The strongly connected components of a directed graph identifies those parts (subsets of vertices) of a graph where everybody can reach everybody, so that it can reasonable to think of each of these subsets as a single 'thing'.
So suppose you have a graph with 4 nodes, $a_1,a_2,b_1,b_2$, with edges $a_1\rightarrow a_2$, $a_2\rightarrow a_1$, $a_1\rightarrow b_1$, $b_1\rightarrow b_2$, $b_2\rightarrow b_1$ (that is edges between the $a$'s, edges between the $b$'s and an edge from $a_1$ to $b_1$ (but no other edges).
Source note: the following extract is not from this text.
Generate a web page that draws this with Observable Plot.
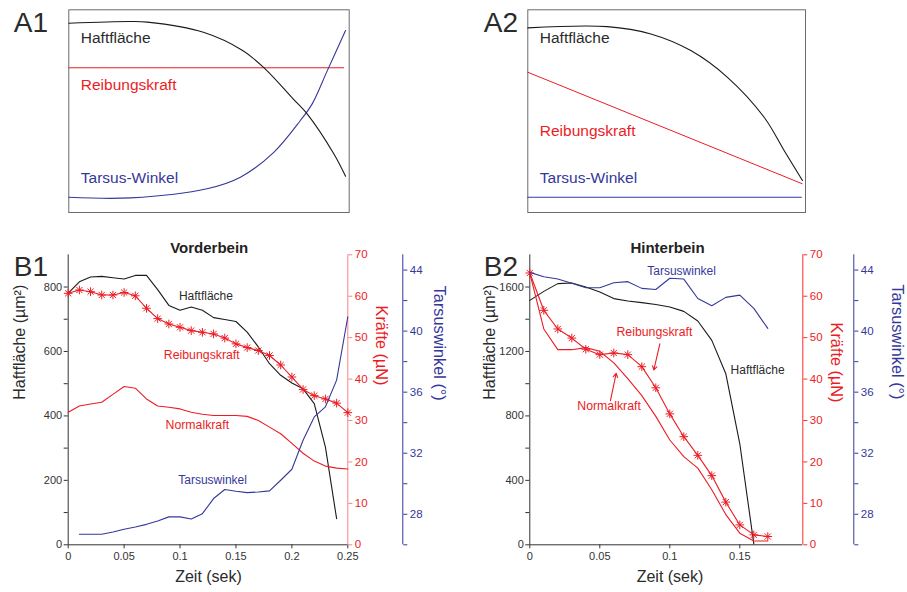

In this graph, your SCCs are $\{a_1,a_2\}$ and $\{b_1,b_2\}$, and the SCC graph can be represented with two nodes $A\rightarrow B$, where $A$ stands for $\{a_1,a_2\}$ and $B$ stands for $\{b_1,b_2\}$.
The whole idea is that you're collapsing the graph to the essentials, removing redundancy. If you can reach one vertex from another and vice versa, you can treat them as essentially the same vertex. This new graph has no cycles, as you point out, and that might be desired, you might only care when there is no way to get back. Since you may be reducing out many nodes, you may be able to more efficiently find how one vertex is related to another.
More abstractly, this is similar (but not identical) to taking a preorder and finding a partial order that preserves most of the order relationship.